Answer: Federal Finance Minister Jim Flaherty said that he is willing to negotiate on the timing and the amount of the repayment of the $1.6 billion payoff from the federal government. Considering the tax burden has shifted from business to families by $1.9 billion per year under the HST, even if the $1.6 billion the federal government gave B.C. was to be repaid in full, families will still be better off returning to the GST/PST system with all of its exemptions. In addition, Premier Christy Clark's promise to lower the HST by two points will blow a $1 billion hole in the annual budget. This will have a far bigger impact on the provincial bottom line and our ability to deliver social services than the combined cost of a one-time return payment to the federal government and any loss of annual revenue associated with a return to the GST/PST system.

Q: Based on the consumer price index, economist and SFU professor Jon Kesselman found that the HST resulted in a 0.6 of one per cent increase in overall consumer prices in B.C. and that the HST was a modest increase and not a "tax grab." What do you say to this? A: Under the HST, families are paying $1.9 billion more a year, every year. That money is being taken from the pockets of families and handed to big businesses who are already carrying less than their fair share of the tax burden. New Democrats oppose the HST because it is an unfair tax that hurts families and fails to invest in services like health care and education.

Q: HST supporters claim that harmonization is more efficient than the GST+PST system. Why go back to the old system?

A: The HST is not just a simple streamlining of our taxation system, it is a $1.9 billion tax shift on to the backs of B.C. families. There are other, better, ways to simplify our tax system that don't make families, whose budgets are already stretched thin, pay hundreds more per year.

Furthermore, the PST allowed the province to exempt items like bicycles and energy-efficient appliances -giving

families a break on sustainable purchases.
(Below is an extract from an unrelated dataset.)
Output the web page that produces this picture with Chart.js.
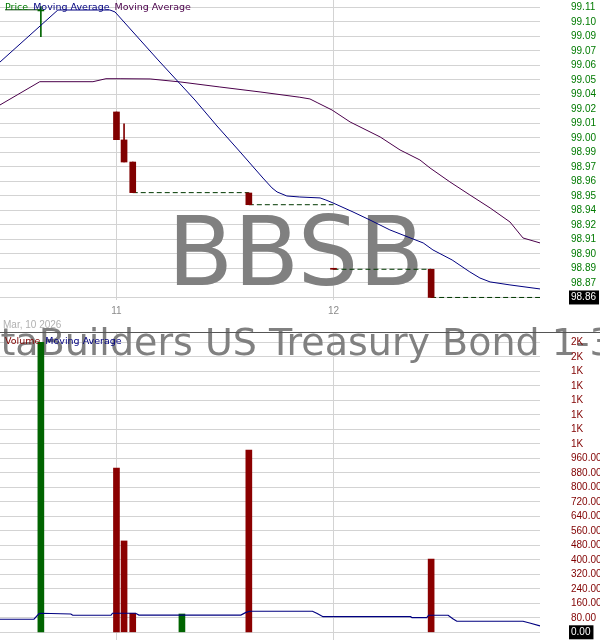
<!DOCTYPE html>
<html><head><meta charset="utf-8">
<script src="https://cdn.jsdelivr.net/npm/chart.js@4.4.1/dist/chart.umd.min.js"></script>
<style>
html,body{margin:0;padding:0;background:#fff;}
#wrap{position:relative;width:600px;height:640px;overflow:hidden;background:#fff;}
canvas{position:absolute;left:0;}
#price{top:0;}
#vol{top:320px;}
</style></head><body>
<div id="wrap"><canvas id="price" width="600" height="320"></canvas><canvas id="vol" width="600" height="320"></canvas></div>
<script>
// ---------- data ----------
const symbol = 'BBSB';
const fundName = 'BetaBuilders US Treasury Bond 1-3 Yr ETF';
const dateLabel = 'Mar, 10 2026';

// time = minutes after 10:00
const timeTicks = [60, 120];
const timeTickLabels = ['11', '12'];

const candleTimes = [39.1, 60.0, 62.1, 64.5, 96.6, 120.0, 147.0];
const candleOpen  = [99.1090, 99.0212, 98.9969, 98.9777, 98.9508, 98.8845, 98.8845];
const candleHigh  = [99.1127, 99.0212, 99.0108, 98.9777, 98.9508, 98.8845, 98.8845];
const candleLow   = [99.0866, 98.9971, 98.9777, 98.9511, 98.9406, 98.8845, 98.8600];
const candleClose = [99.1100, 98.9971, 98.9777, 98.9511, 98.9406, 98.8845, 98.8600];
const flatAfter   = [false, false, false, true, true, true, true];
const leadTime = 29.2;          // start of the price line before the first bar
const leadPrice = 99.1100;

const priceMaFastTimes  = [27.8, 43.8, 58.2, 59.6, 71.5, 81.7, 87.8, 94.2, 100.5, 103.0, 104.4, 107.1, 110.7, 116.3, 117.9, 119.9, 125.4, 130.1, 135.6, 142.0, 144.8, 147.5, 152.8, 157.7, 160.5, 163.3, 168.8, 177.1];
const priceMaFastValues = [99.0646, 99.1098, 99.1098, 99.1081, 99.0664, 99.0316, 99.0090, 98.9864, 98.9638, 98.9552, 98.9517, 98.9482, 98.9473, 98.9465, 98.9447, 98.9421, 98.9343, 98.9273, 98.9187, 98.9108, 98.9074, 98.9013, 98.8926, 98.8822, 98.8769, 98.8735, 98.8709, 98.8674];

const priceMaSlowTimes  = [27.8, 38.8, 53.5, 57.1, 61.0, 69.3, 77.6, 88.6, 99.7, 110.7, 113.5, 115.7, 119.6, 124.6, 132.9, 138.4, 143.9, 146.7, 152.2, 157.7, 163.3, 168.8, 172.4, 177.1];
const priceMaSlowValues = [99.0273, 99.0475, 99.0475, 99.0501, 99.0501, 99.0499, 99.0473, 99.0429, 99.0386, 99.0340, 99.0325, 99.0290, 99.0229, 99.0125, 98.9995, 98.9882, 98.9795, 98.9725, 98.9604, 98.9491, 98.9378, 98.9256, 98.9117, 98.9074];

const volTimes  = [39.1, 60.0, 62.1, 64.5, 78.1, 96.6, 147.0];
const volValues = [1600, 906, 504, 105, 101, 1006, 404];
const volUp     = [true, false, false, false, true, false, false];

const volMaTimes  = [27.8, 37.2, 38.6, 39.1, 47.4, 47.9, 58.5, 58.9, 65.3, 66.2, 94.4, 95.8, 96.9, 114.2, 115.5, 117.1, 141.3, 141.7, 145.8, 146.3, 151.7, 153.0, 154.1, 172.4, 174.5, 177.1];
const volMaValues = [72, 72, 103, 105, 101, 94, 94, 105, 105, 95, 95, 110, 116, 116, 104, 86, 86, 81, 81, 94, 94, 75, 61, 61, 50, 35];

const priceTickStart = 98.86, priceTickStep = 0.0126;
const priceTickLabels = ['98.86','98.87','98.89','98.90','98.91','98.92','98.94','98.95','98.96','98.97','98.99','99.00','99.01','99.02','99.04','99.05','99.06','99.07','99.09','99.10','99.11'];
const volTickStep = 80;
const volTickLabels = ['0.00','80.00','160.00','240.00','320.00','400.00','480.00','560.00','640.00','720.00','800.00','880.00','960.00','1K','1K','1K','1K','1K','1K','2K','2K'];

// axis ranges
const timeMin = 27.8, timeMax = 177.1;
const priceMin = 98.8578, priceMax = 99.1185;
const volMin = -42.5, volMax = 1656.8;

// ---------- styles ----------
const GRID = '#d3d3d3';
const UP = '#006400', DOWN = '#800000';
const VUP = '#006400', VDOWN = '#8b0000';
const NAVY = '#000080', PURPLE = '#4b004b';
const FLAT = '#003800';
const PRICE_LBL = '#007a00', VOL_LBL = '#800000';
const WM = '#808080';

Chart.defaults.font.family = "'Liberation Sans', Arial, sans-serif";
Chart.defaults.font.size = 10;
Chart.defaults.animation = false;

function fixAxis(w, h) {
  return function (scale) {
    if (w !== undefined) scale.width = w;
    if (h !== undefined) scale.height = h;
    scale.paddingTop = 0; scale.paddingBottom = 0;
    scale.paddingLeft = 0; scale.paddingRight = 0;
  };
}
const pts = (xs, ys) => xs.map((x, i) => ({x: x, y: ys[i]}));

// flat (no-trade) lines
const flatPoints = [];
candleTimes.forEach((t, i) => {
  if (!flatAfter[i]) return;
  const end = i + 1 < candleTimes.length ? candleTimes[i + 1] : timeMax;
  flatPoints.push({x: t, y: candleClose[i]}, {x: end, y: candleClose[i]}, {x: end, y: null});
});
const candleColor = candleTimes.map((t, i) => candleClose[i] > candleOpen[i] ? UP : DOWN);

const priceDecor = {
  id: 'priceDecor',
  beforeDatasetsDraw(chart) {
    const ctx = chart.ctx;
    ctx.save();
    ctx.font = "96px 'DejaVu Sans'";
    ctx.fillStyle = WM;
    ctx.textAlign = 'center';
    ctx.textBaseline = 'alphabetic';
    ctx.fillText(symbol, 296, 285);
    ctx.restore();
  },
  afterDatasetsDraw(chart) {
    const ctx = chart.ctx;
    ctx.save();
    ctx.font = "9.5px 'DejaVu Sans'";
    ctx.textBaseline = 'alphabetic';
    ctx.textAlign = 'left';
    let x = 5;
    const items = [['Price', PRICE_LBL], ['Moving Average', NAVY], ['Moving Average', PURPLE]];
    items.forEach(([txt, col]) => {
      ctx.fillStyle = col;
      ctx.fillText(txt, x, 10);
      x += ctx.measureText(txt).width + 5;
    });
    ctx.restore();
  }
};

new Chart(document.getElementById('price'), {
  type: 'line',
  data: {
    datasets: [
      {type: 'line', data: flatPoints, borderColor: FLAT, borderWidth: 1, borderDash: [5, 3],
       pointRadius: 0, spanGaps: false, order: 6},
      {type: 'line', data: [{x: leadTime, y: leadPrice}, {x: candleTimes[0], y: leadPrice}],
       borderColor: FLAT, borderWidth: 1, pointRadius: 0, order: 6},
      {type: 'bar', data: candleTimes.map((t, i) => ({x: t, y: [candleLow[i], candleHigh[i]]})),
       backgroundColor: candleColor, barThickness: 1, grouped: false, borderWidth: 0, order: 4},
      {type: 'bar', data: candleTimes.map((t, i) => ({x: t, y: [candleOpen[i], candleClose[i]]})),
       backgroundColor: candleColor, barThickness: 6, minBarLength: 1, grouped: false, borderWidth: 0, order: 3},
      {type: 'line', data: pts(priceMaFastTimes, priceMaFastValues), borderColor: NAVY, borderWidth: 1,
       pointRadius: 0, tension: 0, order: 1},
      {type: 'line', data: pts(priceMaSlowTimes, priceMaSlowValues), borderColor: PURPLE, borderWidth: 1,
       pointRadius: 0, tension: 0, order: 2}
    ]
  },
  options: {
    responsive: false, devicePixelRatio: 1, animation: false,
    layout: {padding: 0},
    plugins: {legend: {display: false}, tooltip: {enabled: false}},
    scales: {
      x: {
        type: 'linear', min: timeMin, max: timeMax, offset: false,
        afterBuildTicks: s => { s.ticks = timeTicks.map(v => ({value: v})); },
        afterFit: fixAxis(undefined, 20),
        grid: {color: GRID, drawTicks: false, offset: false},
        border: {display: false},
        ticks: {autoSkip: false, maxRotation: 0, padding: 5, color: '#8c8c8c',
                callback: (v, i) => timeTickLabels[i]}
      },
      y: {
        type: 'linear', position: 'right', min: priceMin, max: priceMax,
        afterBuildTicks: s => { s.ticks = priceTickLabels.map((_, i) => ({value: priceTickStart + i * priceTickStep})); },
        afterFit: fixAxis(60, undefined),
        grid: {color: GRID, drawTicks: false},
        border: {display: false},
        ticks: {autoSkip: false, padding: 31, z: 1,
                color: c => c.index === 0 ? '#ffffff' : PRICE_LBL,
                showLabelBackdrop: c => c.index === 0,
                backdropColor: c => c.index === 0 ? '#000000' : 'rgba(0,0,0,0)',
                backdropPadding: {left: 2, right: 3, top: 1, bottom: 1},
                callback: (v, i) => priceTickLabels[i]}
      }
    }
  },
  plugins: [priceDecor]
});

const volDecor = {
  id: 'volDecor',
  beforeDatasetsDraw(chart) {
    const ctx = chart.ctx;
    ctx.save();
    ctx.font = "38px 'DejaVu Sans'";
    ctx.fillStyle = WM;
    ctx.textAlign = 'left';
    ctx.textBaseline = 'alphabetic';
    ctx.fillText(fundName, -49, 35);
    ctx.font = "10px 'Liberation Sans'";
    ctx.fillStyle = '#b0b0b0';
    ctx.fillText(dateLabel, 3, 8);
    ctx.restore();
  },
  afterDatasetsDraw(chart) {
    const ctx = chart.ctx;
    ctx.save();
    ctx.strokeStyle = '#555555';
    ctx.lineWidth = 1;
    ctx.beginPath();
    ctx.moveTo(0, 12.5);
    ctx.lineTo(600, 12.5);
    ctx.stroke();
    ctx.font = "9.5px 'DejaVu Sans'";
    ctx.textBaseline = 'alphabetic';
    let x = 5;
    [['Volume', VOL_LBL], ['Moving Average', NAVY]].forEach(([txt, col]) => {
      ctx.fillStyle = col;
      ctx.fillText(txt, x, 24);
      x += ctx.measureText(txt).width + 5;
    });
    ctx.restore();
  }
};

new Chart(document.getElementById('vol'), {
  type: 'line',
  data: {
    datasets: [
      {type: 'bar', data: pts(volTimes, volValues), backgroundColor: volUp.map(u => u ? VUP : VDOWN),
       barThickness: 6, grouped: false, borderWidth: 0, order: 3},
      {type: 'line', data: pts(volMaTimes, volMaValues), borderColor: NAVY, borderWidth: 1.2,
       pointRadius: 0, tension: 0, order: 1}
    ]
  },
  options: {
    responsive: false, devicePixelRatio: 1, animation: false,
    layout: {padding: {top: 12, left: 0, right: 0, bottom: 0}},
    plugins: {legend: {display: false}, tooltip: {enabled: false}},
    scales: {
      x: {
        type: 'linear', min: timeMin, max: timeMax, offset: false,
        afterBuildTicks: s => { s.ticks = timeTicks.map(v => ({value: v})); },
        afterFit: fixAxis(undefined, 0),
        grid: {color: GRID, drawTicks: false, offset: false},
        border: {display: false},
        ticks: {display: false}
      },
      y: {
        type: 'linear', position: 'right', min: volMin, max: volMax,
        afterBuildTicks: s => { s.ticks = volTickLabels.map((_, i) => ({value: i * volTickStep})); },
        afterFit: fixAxis(60, undefined),
        grid: {color: GRID, drawTicks: false},
        border: {display: false},
        ticks: {autoSkip: false, padding: 31, z: 1,
                color: c => c.index === 0 ? '#ffffff' : VOL_LBL,
                showLabelBackdrop: c => c.index === 0,
                backdropColor: c => c.index === 0 ? '#000000' : 'rgba(0,0,0,0)',
                backdropPadding: {left: 2, right: 3, top: 1, bottom: 1},
                callback: (v, i) => volTickLabels[i]}
      }
    }
  },
  plugins: [volDecor]
});
</script>
</body></html>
British Columbians gave away the ability to make those choices by handing off provincial taxation authority to Ottawa.

Q: The 12 per cent HST means people pay full tax on things that were previously PST exempt under the old system. If the Liberals drop the tax to 10 per cent over the next couple of years, won't consumers save more with a two per cent tax cut on everything instead of a seven per cent increase on selected items previously PST exempt? A: The B.C. Liberals have proven they simply can't be trusted to keep their promises, and even if they do go to a 10 per cent HST, British Columbians will have been paying seven per cent more on hundreds of items for over two years, and they will continue to pay five per cent more on hundreds of items and services. Finance Minister Kevin Falcon has also refused to commit to maintaining the HST at 10 per cent, and British Columbians have no reason to believe that the Liberals wouldn't simply raise the tax again.

Cutting the HST will also blow a $1 billion hole in the budget which will end up being paid by families through increased taxes like MSP premiums and cuts to important services like health care and education. Families don't come out ahead under a 10 per cent HST or a 12 per cent HST.

Q: You stated that with the HST British Columbians pay more in consumer prices and get less money for health care, education and other services. How so? A: The HST adds seven per cent tax on to hundreds of goods and services that previously had zero provincial sales tax, including many schools supplies, restaurant and grocery deli food, a morning coffee and muffin and big ticket items such as new homes, renovations and a new roof. British Columbians also pay more for nutritional supplements, acupuncture and other complementary health services.

British Columbians get less because Christy Clark's plan to drop the HST by two per cent will blow an annual $1 billion hole in the budget that Clark herself said would have to come from heath and education services. Instead of properly funding services for British Columbians, the HST is a $1.9 billion tax shift onto the backs of B.C. families.